Il fondatore M5S cita un'intervista ad Avvenire in cui il presidente dell'Inps invoca "da una parte una legge sulla rappresentanza sindacale" che eviti "la proliferazione di contratti di dubbia rappresentatività", "dall’altra un minimo legale intorno ai nove euro lordi l’ora". Giuseppe Conte rilancia: "Alcuni partiti, invece di appoggiare la nostra proposta sul salario minimo, proverò a sabotarla. La settimana prossima incontrerò sindacati e imprenditori"

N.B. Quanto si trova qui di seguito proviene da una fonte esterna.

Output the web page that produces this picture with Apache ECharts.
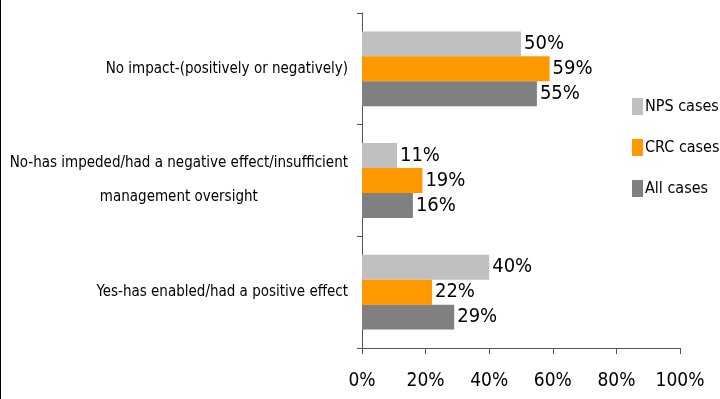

“Abbiamo bisogno di una crescita più orientata verso lo sviluppo umano. Serve una legge sul salario minimo e sulla rappresentanza sindacale. Adesso!”. A scriverlo su Twitter è il fondatore e garante del Movimento 5 Stelle, Beppe Grillo, che pubblica sul proprio blog l’intervista di Avvenire al presidente dell’Inps Pasquale Tridico, dal titolo “Stop al lavoro povero”. Rilanciato nel giro di poco tempo dal presidente del Movimento Giuseppe Conte: “Mesi fa ho lanciato un appello a tutti i partiti per unire le forze contro la precarietà e le paghe da fame per i nostri giovani. Invece di appoggiare la nostra proposta sul salario minimo per aumentare gli stipendi, alcuni partiti provano a sabotarla, danneggiando i cittadini. È inaccettabile. La settimana prossima – aggiunge – incontrerò nuovamente i sindacati e le associazioni imprenditoriali per rafforzare il dialogo su questa urgenza e altre presenti nel mondo del lavoro. Per il Movimento 5 Stelle lavoro significa dignità. Non morte, non precarietà”.
Abbiamo bisogno di una crescita più orientata verso lo sviluppo umano. Serve una legge su #SalarioMinimo e sulla rappresentanza sindacale. Adesso! https://t.co/SyD2r53Pdk
— Beppe Grillo (@beppe_grillo) February 18, 2022
“Le caratteristiche già negative di disuguaglianza, precarietà e frammentazione del lavoro sono aumentate anche con la ripresa dell’ultimo anno”, ha dichiarato Tridico al quotidiano della Cei. “In Italia 4,5 milioni di lavoratori guadagnano meno di nove euro lordi l’ora. Una cifra impressionante, che vuol dire salari mensili netti intorno o sotto i mille euro”, ricorda.”I motivi vanno ricercati da una parte nella frammentazione del mercato del lavoro, che utilizza, in alcuni settori, il salario e la flessibilità come una leva di competizione. Dall’altra la scarsa dinamica della produttività del lavoro, che non permette in molti casi distribuzione di ricchezza. Ma è un cane che si morde la coda, e che ha portato molti economisti – inclusi Nobel per l’Economia – a ritenere che in molti casi gli stessi aumenti di salario possono portare aumenti di produttività, poiché spingono le produzioni su frontiere tecnologiche più elevate, allocano più efficientemente il lavoro e orientano investimenti a più alta intensità di innovazione, con maggiori guadagni di produttività. La competizione sul costo del lavoro, sui bassi salari, disincentiva invece gli investimenti innovativi e comprime il potere di acquisto”, sostiene Tridico.
Per questo, spiega, “non si possono attendere ancora a lungo il salario minimo e la legge sulla rappresentanza sindacale, che non sono soluzioni alternative, ma complementari. La contrattazione collettiva nel nostro Paese ha portato aumenti salariali ma in molti settori ha smesso di svolgere questo ruolo trent’anni fa, a causa della frammentazione del mercato del lavoro, della scarsa rappresentatività sindacale nei settori nuovi e della aziendalizzazione dei contratti, che hanno generato contratti pirata e ribassi salariali. Oggi abbiamo circa 985 contratti collettivi nazionali registrati, di cui oltre tre quarti di dubbia rappresentatività ma, in assenza di una legge, perfettamente legittimi. Da una parte quindi una legge sulla rappresentanza evita la proliferazione, attraverso l’individuazione di contratti leader. Dall’altra un minimo legale, che facendo riferimento alle indicazioni Ue potrebbe essere intorno ai nove euro lordi l’ora, fissa una soglia sotto la quale non si può scendere. Serve un approccio combinato di queste due misure”.